NU Online News Service, May 5, 10:57 a.m. EST
Insurance broker Willis Group Holdings reported first quarter net income dropped 80 percent primarily related to its operational review and repurchase of debt.
The broker reported first quarter net income, compared to the same period in 2010, fell $169 million to $42 million. However, revenues grew 4 percent, or $36 million, to more than $1 billion.
The firm reported a charge of $97 million related to its operational review, the bulk of that related to compensation expenses. The review is expected to result in annual savings of $65 million to $75 million this year and $95 million to $105 million annually by next year. The total charge for this review will be approximately $130 million for the year.
Willis also reported a $171 million charge related to the repurchase and redemption of senior notes and write-off of unamortized debt issuance costs. Earnings were also impacted by foreign currency translation.
"The quarter was great, but it was also simple," Joe Plumeri, chairman and chief executive officer of Willis says during a conference call today. "It was a matter of executing on fundamentals and executing on the things that we said we were going to do."
Willis reported organic growth of 4 percent, primarily on the strength of its international business, which grew by 6 percent. Global business organic growth grew by 8 percent while North America declined 1 percent.
Plumeri notes that net new business was up 5 percent for the firm and credited the firm's performance with a high retention rate of 93 percent.

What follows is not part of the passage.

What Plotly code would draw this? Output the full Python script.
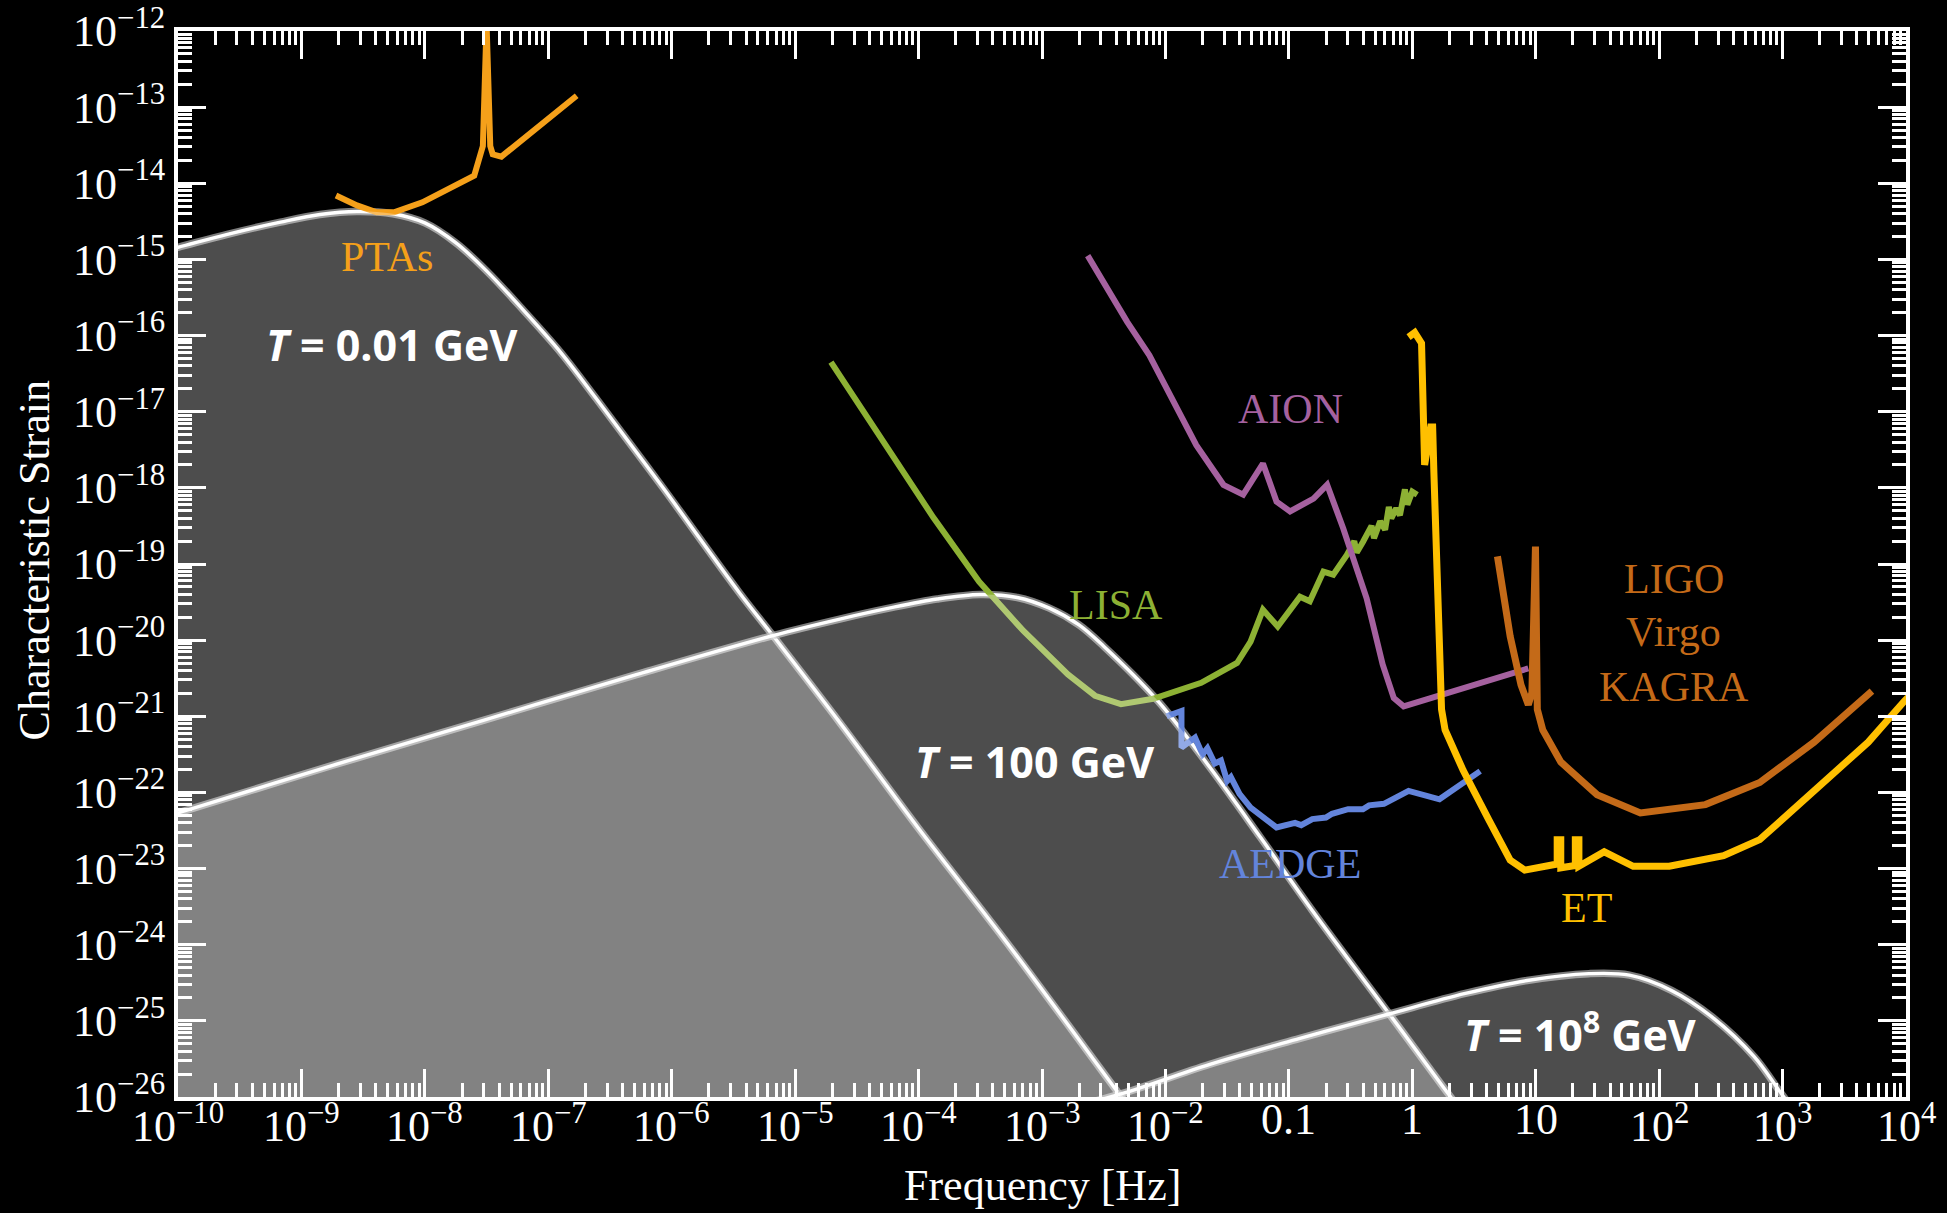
import plotly.graph_objects as go

# ---------------------------------------------------------------
# Detector sensitivity curves: log10(f / Hz) and log10(h_c)
# ---------------------------------------------------------------
pta_logf = [-8.72, -8.55, -8.39, -8.25, -8.02, -7.60, -7.53, -7.50, -7.47, -7.45, -7.38, -6.77]
pta_logh = [-14.16, -14.29, -14.38, -14.38, -14.25, -13.90, -13.51, -11.90, -13.51, -13.62, -13.65, -12.85]

lisa_logf = [-4.71, -4.24, -3.88, -3.51, -3.15, -2.79, -2.57, -2.36, -2.10, -1.71, -1.42, -1.31,
             -1.21, -1.09, -0.91, -0.83, -0.72, -0.64, -0.53, -0.47, -0.45, -0.40, -0.33, -0.31,
             -0.26, -0.22, -0.19, -0.17, -0.13, -0.10, -0.06, -0.04, 0.00, 0.04]
lisa_logh = [-16.35, -17.50, -18.39, -19.23, -19.88, -20.45, -20.73, -20.84, -20.77, -20.56, -20.30, -20.02,
             -19.60, -19.82, -19.43, -19.49, -19.10, -19.14, -18.88, -18.70, -18.85, -18.71, -18.50, -18.66,
             -18.44, -18.55, -18.25, -18.40, -18.27, -18.36, -18.02, -18.22, -18.05, -18.09]

aion_logf = [-2.63, -2.50, -2.31, -2.13, -1.94, -1.75, -1.64, -1.53, -1.37, -1.21, -1.10, -0.99,
             -0.80, -0.69, -0.56, -0.37, -0.24, -0.15, -0.07, 0.71, 0.94]
aion_logh = [-14.95, -15.30, -15.82, -16.26, -16.83, -17.44, -17.70, -17.96, -18.09, -17.68, -18.18, -18.31,
             -18.14, -17.96, -18.53, -19.45, -20.32, -20.76, -20.87, -20.47, -20.37]

aedge_logf = [-1.99, -1.87, -1.87, -1.76, -1.70, -1.66, -1.60, -1.55, -1.50, -1.47, -1.40, -1.31,
              -1.10, -0.95, -0.90, -0.81, -0.70, -0.65, -0.52, -0.40, -0.35, -0.23, -0.03, 0.22, 0.55]
aedge_logh = [-21.00, -20.93, -21.41, -21.28, -21.50, -21.42, -21.62, -21.58, -21.85, -21.80, -22.02, -22.20,
              -22.46, -22.40, -22.43, -22.35, -22.33, -22.28, -22.22, -22.22, -22.17, -22.15, -21.98, -22.09, -21.72]

et_logf = [-0.03, 0.02, 0.075, 0.100, 0.150, 0.165, 0.175, 0.207, 0.237, 0.266, 0.412, 0.617, 0.793, 0.911,
           1.116, 1.174, 1.174, 1.203, 1.203, 1.321, 1.321, 1.350, 1.350, 1.555, 1.790, 2.082, 2.522,
           2.815, 3.255, 3.694, 3.987, 4.10]
et_logh = [-16.02, -15.96, -16.10, -17.70, -17.20, -17.20, -17.80, -19.84, -20.91, -21.18, -21.71, -22.35, -22.89, -23.02,
           -22.94, -22.94, -22.62, -22.62, -22.99, -22.96, -22.62, -22.62, -22.97, -22.78, -22.97, -22.97, -22.83,
           -22.62, -21.98, -21.34, -20.80, -20.62]

ligo_logf = [0.690, 0.793, 0.881, 0.940, 0.969, 0.998, 1.013, 1.057, 1.203, 1.497, 1.848, 2.375, 2.815, 3.255, 3.724]
ligo_logh = [-18.90, -19.95, -20.59, -20.85, -20.69, -18.77, -20.91, -21.18, -21.60, -22.03, -22.27, -22.16,
             -21.87, -21.34, -20.67]

# ---------------------------------------------------------------
# Phase-transition signal spectra for three temperatures
# ---------------------------------------------------------------
t001_logf = [-10.15, -10.0, -9.6, -9.17, -8.85, -8.55, -8.26, -8.0, -7.75, -7.5, -7.2, -6.9, -6.61, -6.07,
             -5.45, -5.18, -4.63, -4.01, -3.29, -2.38, -2.15]
t001_logh = [-14.90, -14.84, -14.67, -14.51, -14.41, -14.37, -14.40, -14.52, -14.78, -15.15, -15.67, -16.22,
             -16.83, -18.00, -19.38, -19.94, -21.10, -22.45, -23.96, -25.95, -26.45]

t100_logf = [-10.15, -10.0, -8.76, -7.52, -6.28, -5.18, -4.63, -4.24, -3.85, -3.5, -3.2, -2.94, -2.70,
             -2.50, -2.06, -1.64, -1.23, -0.81, -0.19, 0.27, 0.45]
t100_logh = [-22.34, -22.27, -21.65, -21.05, -20.45, -19.94, -19.72, -19.58, -19.46, -19.40, -19.44, -19.58, -19.80,
             -20.08, -20.80, -21.67, -22.59, -23.55, -24.90, -25.91, -26.30]

t1e8_logf = [-2.8, -2.34, -1.64, -0.91, -0.19, 0.43, 0.93, 1.43, 1.76, 2.10, 2.43, 2.77, 2.97, 3.1]
t1e8_logh = [-26.15, -25.95, -25.57, -25.23, -24.91, -24.64, -24.47, -24.38, -24.40, -24.60, -24.95, -25.47,
             -25.91, -26.20]

# Axis tick labels
x_decades = list(range(-10, 5))
x_ticktext = ["10<sup>−10</sup>", "10<sup>−9</sup>", "10<sup>−8</sup>", "10<sup>−7</sup>", "10<sup>−6</sup>",
              "10<sup>−5</sup>", "10<sup>−4</sup>", "10<sup>−3</sup>", "10<sup>−2</sup>", "0.1", "1", "10",
              "10<sup>2</sup>", "10<sup>3</sup>", "10<sup>4</sup>"]
y_decades = list(range(-26, -11))
y_ticktext = ["10<sup>−%d</sup>" % (-d) for d in y_decades]


def lin(vals):
    return [10.0 ** v for v in vals]


SERIF = "Liberation Serif"
fig = go.Figure()

# White outlines of the spectra (drawn first so the detector curves sit above them)
spectra = [(t001_logf, t001_logh), (t100_logf, t100_logh), (t1e8_logf, t1e8_logh)]
for lf, lh in spectra:
    fig.add_trace(go.Scatter(x=lin(lf), y=lin(lh), mode="lines",
                             line=dict(color="rgba(175,175,175,0.7)", width=7.5, shape="spline"),
                             hoverinfo="skip", showlegend=False))
    fig.add_trace(go.Scatter(x=lin(lf), y=lin(lh), mode="lines",
                             line=dict(color="white", width=3.4, shape="spline"),
                             hoverinfo="skip", showlegend=False))

# Detector sensitivity curves
detectors = [
    (pta_logf, pta_logh, "#F5A01A", 6),
    (lisa_logf, lisa_logh, "#8DB134", 6),
    (aion_logf, aion_logh, "#A5619F", 6),
    (aedge_logf, aedge_logh, "#6384DB", 6),
    (et_logf, et_logh, "#FFC000", 7),
    (ligo_logf, ligo_logh, "#C46A18", 7),
]
for lf, lh, col, w in detectors:
    fig.add_trace(go.Scatter(x=lin(lf), y=lin(lh), mode="lines",
                             line=dict(color=col, width=w, shape="linear"),
                             hoverinfo="skip", showlegend=False))

# Translucent shaded regions under each spectrum (overlaps add up to a lighter grey)
for lf, lh in spectra:
    xs = lin(lf) + [10.0 ** lf[-1], 10.0 ** lf[0]]
    ys = lin(lh) + [1e-28, 1e-28]
    fig.add_trace(go.Scatter(x=xs, y=ys, mode="lines", fill="toself",
                             fillcolor="rgba(255,255,255,0.30)",
                             line=dict(width=0, color="rgba(0,0,0,0)", shape="spline"),
                             hoverinfo="skip", showlegend=False))

# Text labels (positions in log10 units)
def label(x, y, text, color, size=42, family=SERIF):
    fig.add_annotation(x=x, y=y, xref="x", yref="y", text=text, showarrow=False,
                       font=dict(family=family, size=size, color=color),
                       xanchor="center", yanchor="middle")

label(-8.31, -14.97, "PTAs", "#F5A01A")
label(-2.40, -19.54, "LISA", "#8DB134")
label(-0.99, -16.97, "AION", "#A5619F")
label(-0.99, -22.94, "AEDGE", "#6384DB")
label(1.41, -23.52, "ET", "#FFC000")
label(2.12, -19.20, "LIGO", "#C46A18")
label(2.12, -19.89, "Virgo", "#C46A18")
label(2.12, -20.62, "KAGRA", "#C46A18")

label(-8.27, -16.12, "<b><i>T</i> = 0.01 GeV</b>", "white", size=43, family="Open Sans")
label(-3.06, -21.59, "<b><i>T</i> = 100 GeV</b>", "white", size=43, family="Open Sans")
label(1.36, -25.15, "<b><i>T</i> = 10<sup>8</sup> GeV</b>", "white", size=43, family="Open Sans")

# Frequency tick labels, placed at the decade positions below the frame;
# plain numbers sit a little higher than the powers of ten
for d, txt in zip(x_decades, x_ticktext):
    has_power = "<sup>" in txt
    fig.add_annotation(x=d, y=-0.0530 if has_power else -0.0455, xref="x", yref="paper",
                       text=txt, showarrow=False,
                       font=dict(family=SERIF, size=44, color="white"),
                       xanchor="center", yanchor="bottom")

# Axis titles
fig.add_annotation(x=0.5, y=-0.0828, xref="paper", yref="paper", text="Frequency [Hz]",
                   showarrow=False, font=dict(family=SERIF, size=44, color="white"),
                   xanchor="center", yanchor="middle")
fig.add_annotation(x=-0.083, y=0.503, xref="paper", yref="paper", text="Characteristic Strain",
                   showarrow=False, textangle=-90, font=dict(family=SERIF, size=44, color="white"),
                   xanchor="center", yanchor="middle")

x_minor = [k * 10.0 ** d for d in range(-10, 4) for k in range(2, 10)]
y_minor = [k * 10.0 ** d for d in range(-26, -12) for k in range(2, 10)]

axis_common = dict(type="log", showgrid=False, zeroline=False, showline=True, linecolor="white",
                   linewidth=4, mirror="allticks", ticks="inside", ticklen=28, tickwidth=3,
                   tickcolor="white", tickfont=dict(family=SERIF, size=44, color="white"),
                   automargin=False)

fig.update_xaxes(range=[-10, 4], tickvals=[10.0 ** d for d in x_decades], showticklabels=False,
                 minor=dict(tickvals=x_minor, ticks="inside", ticklen=14, tickwidth=2.5,
                            tickcolor="white", showgrid=False),
                 **axis_common)
fig.update_yaxes(range=[-26, -12], tickvals=[10.0 ** d for d in y_decades], ticktext=y_ticktext,
                 ticklabeloverflow="allow",
                 minor=dict(tickvals=y_minor, ticks="inside", ticklen=14, tickwidth=2.5,
                            tickcolor="white", showgrid=False),
                 **axis_common)

fig.update_layout(width=1947, height=1213, paper_bgcolor="black", plot_bgcolor="black",
                  margin=dict(l=178, r=41, t=31, b=116, autoexpand=False), showlegend=False)

fig.write_html("out.html")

He says Willis still faces challenges from the soft market and that substantial capacity remains in the market. While there are indications that rates are not declining as severely as in the past "there is not much evidence of a turn" in market, he adds.

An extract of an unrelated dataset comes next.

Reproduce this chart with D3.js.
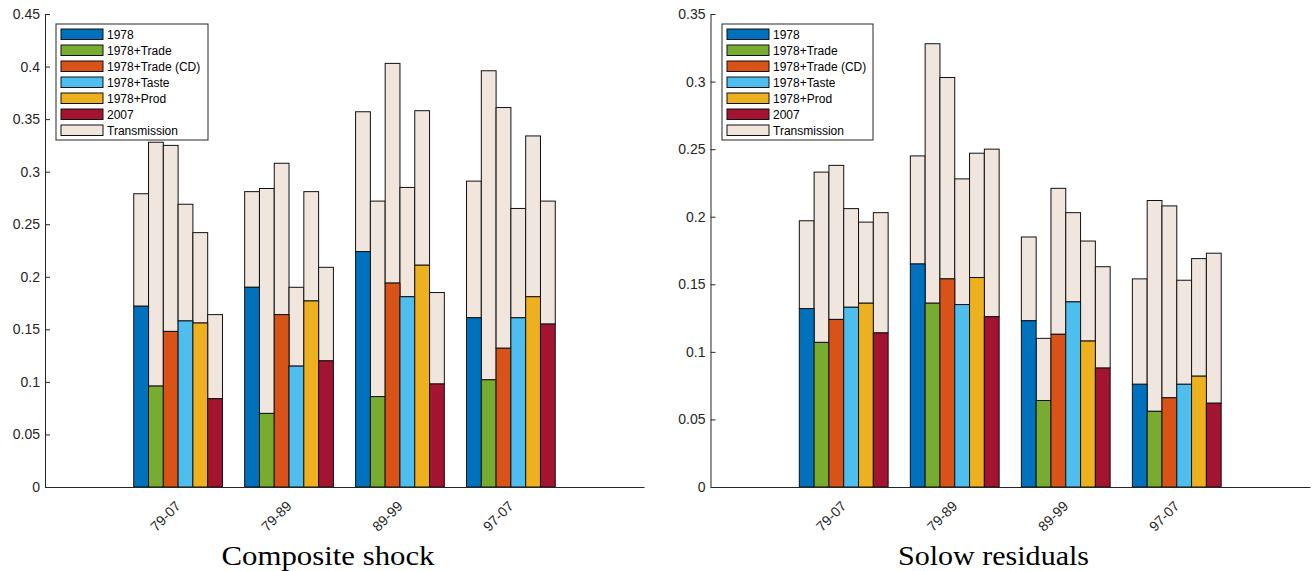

Earnings in its North America business is showing signs of improvement as retention of business grew from 92 percent to 94 percent, Plumeri says. Earnings in that sector were also impacted by the loss of contingent commissions from its acquired business, Hilb, Rogal and Hobbs.

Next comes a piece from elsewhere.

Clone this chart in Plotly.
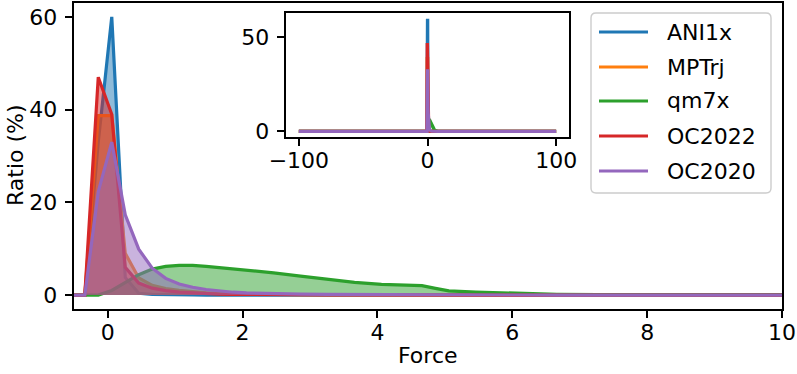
import plotly.graph_objects as go

# force bins (shared x for every dataset)
force = [-100, -0.34, -0.14, 0.06, 0.26, 0.46, 0.66, 0.86, 1.06, 1.26, 1.46, 1.66, 1.86,
         2.06, 2.46, 2.86, 3.26, 3.66, 4.06, 4.46, 4.66, 4.86, 5.06, 5.46, 6.06, 6.66,
         7.26, 8.06, 9.06, 10.06, 100]

names = ['ANI1x', 'MPTrj', 'qm7x', 'OC2022', 'OC2020']

ani1x = [0, 0, 33, 60, 3.8, 0.4, 0.15, 0.07, 0.03, 0.02, 0.01, 0.01,
         0, 0, 0, 0, 0, 0, 0, 0, 0, 0, 0, 0, 0, 0, 0, 0, 0, 0, 0]
mptrj = [0, 0, 38.7, 38.7, 9.0, 3.7, 2.1, 1.4, 1.0, 0.7, 0.5, 0.35, 0.27, 0.2,
         0.13, 0.09, 0.06, 0.05, 0.04, 0.03, 0.03, 0.02, 0.02, 0.02,
         0.01, 0.01, 0.01, 0, 0, 0, 0]
qm7x = [0, 0, 0, 1.0, 2.7, 4.4, 5.6, 6.2, 6.4, 6.4, 6.2, 5.95, 5.7, 5.4, 4.8, 4.1,
        3.35, 2.75, 2.3, 2.05, 2.05, 1.45, 0.9, 0.65, 0.35, 0.18, 0.1, 0.04, 0.02, 0.01, 0]
oc2022 = [0, 0, 47, 39, 6.0, 2.6, 1.5, 0.95, 0.65, 0.45, 0.3, 0.22, 0.16, 0.12,
          0.07, 0.04, 0.03, 0.02, 0.01, 0.01, 0.01, 0, 0, 0, 0, 0, 0, 0, 0, 0, 0]
oc2020 = [0, 0, 22.3, 33.0, 17.3, 9.9, 5.8, 3.6, 2.4, 1.7, 1.2, 0.85, 0.62, 0.47,
          0.3, 0.2, 0.14, 0.1, 0.08, 0.06, 0.05, 0.05, 0.04, 0.03, 0.02, 0.01, 0.01, 0.01, 0, 0, 0]

series = [ani1x, mptrj, qm7x, oc2022, oc2020]
colors = ['#1f77b4', '#ff7f0e', '#2ca02c', '#d62728', '#9467bd']

W, H = 797, 374
L, R, T, B = 74, 782, 3, 309  # main axes box in pixels
FONT = dict(family='DejaVu Sans', size=22, color='black')


def px(x):
    return (x - L) / (R - L)


def py(y):
    return (B - y) / (B - T)


def rgba(hex_color, a):
    h = hex_color.lstrip('#')
    return 'rgba(%d,%d,%d,%s)' % (int(h[0:2], 16), int(h[2:4], 16), int(h[4:6], 16), a)


fig = go.Figure()

# main plot
for name, ys, c in zip(names, series, colors):
    fig.add_trace(go.Scatter(
        x=force, y=ys, name=name, mode='lines',
        line=dict(color=c, width=3.2),
        fill='tozeroy', fillcolor=rgba(c, 0.5),
        xaxis='x', yaxis='y', showlegend=False
    ))

# inset with the full range
for name, ys, c in zip(names, series, colors):
    fig.add_trace(go.Scatter(
        x=force, y=ys, name=name, mode='lines',
        line=dict(color=c, width=3.4),
        xaxis='x2', yaxis='y2', showlegend=False
    ))

axis_common = dict(
    showline=True, mirror=True, linecolor='black', linewidth=1.8,
    ticks='outside', ticklen=7.5, tickwidth=1.8, tickcolor='black',
    showgrid=False, zeroline=False, automargin=False,
    tickfont=FONT,
)

fig.update_layout(
    width=W, height=H,
    margin=dict(l=L, r=W - R, t=T, b=H - B),
    plot_bgcolor='white', paper_bgcolor='white',
    showlegend=False,
    xaxis=dict(domain=[0, 1], range=[-0.5, 10], tickvals=[0, 2, 4, 6, 8, 10],
               anchor='y', ticklabelstandoff=-5, **axis_common),
    yaxis=dict(domain=[0, 1], range=[-3, 63], tickvals=[0, 20, 40, 60],
               anchor='x', ticklabelstandoff=3, **axis_common),
    xaxis2=dict(domain=[px(286), px(569)], range=[-110, 110], tickvals=[-100, 0, 100],
                anchor='y2', ticklabelstandoff=-5, **axis_common),
    yaxis2=dict(domain=[py(137), py(13)], range=[-3, 63], tickvals=[0, 50],
                anchor='x2', ticklabelstandoff=3, **axis_common),
)

# axis titles
fig.add_annotation(text='Force', xref='paper', yref='paper', x=px(428), y=py(356),
                   showarrow=False, font=FONT, xanchor='center', yanchor='middle')
fig.add_annotation(text='Ratio (%)', xref='paper', yref='paper', x=px(15), y=py(155),
                   showarrow=False, textangle=-90, font=FONT,
                   xanchor='center', yanchor='middle')

# legend box (rounded)
bx0, bx1, by0, by1, r = 591, 771, 13, 193, 5
path = (f'M {px(bx0 + r)},{py(by0)} L {px(bx1 - r)},{py(by0)} '
        f'Q {px(bx1)},{py(by0)} {px(bx1)},{py(by0 + r)} '
        f'L {px(bx1)},{py(by1 - r)} Q {px(bx1)},{py(by1)} {px(bx1 - r)},{py(by1)} '
        f'L {px(bx0 + r)},{py(by1)} Q {px(bx0)},{py(by1)} {px(bx0)},{py(by1 - r)} '
        f'L {px(bx0)},{py(by0 + r)} Q {px(bx0)},{py(by0)} {px(bx0 + r)},{py(by0)} Z')
fig.add_shape(type='path', path=path, xref='paper', yref='paper',
              line=dict(color='#cccccc', width=1.4), fillcolor='rgba(255,255,255,0.8)')

entry_y = [32, 67, 101, 136, 171]
for name, c, ey in zip(names, colors, entry_y):
    fig.add_shape(type='line', xref='paper', yref='paper',
                  x0=px(599), x1=px(648), y0=py(ey), y1=py(ey),
                  line=dict(color=c, width=3.2))
    fig.add_annotation(text=name, xref='paper', yref='paper', x=px(665), y=py(ey),
                       showarrow=False, xanchor='left', yanchor='middle', font=FONT)

# drop the default page margin so the figure sits at the window corner
fig.write_html('out.html', config={'displayModeBar': False},
               post_script="document.body.style.margin='0';")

Willis does not take contingent commissions, and HRH did. The contingents are being moved into the firm's model of enhanced commissions and fees.
Plumeri and Group President Grahame Millwater spent a portion of today's call discussing the Willis Cause that Millwater described as an initiative to differentiate itself in the insurance broker sector.
The chief executive says the company will aim to increase its analytical capabilities and expand it to all segments of its business; pursue all available avenues to deliver the best price, terms and conditions to clients; drive client service and efficiency globally; and finally, get claims paid quickly "because paying the claim is what our clients want, fundamentally."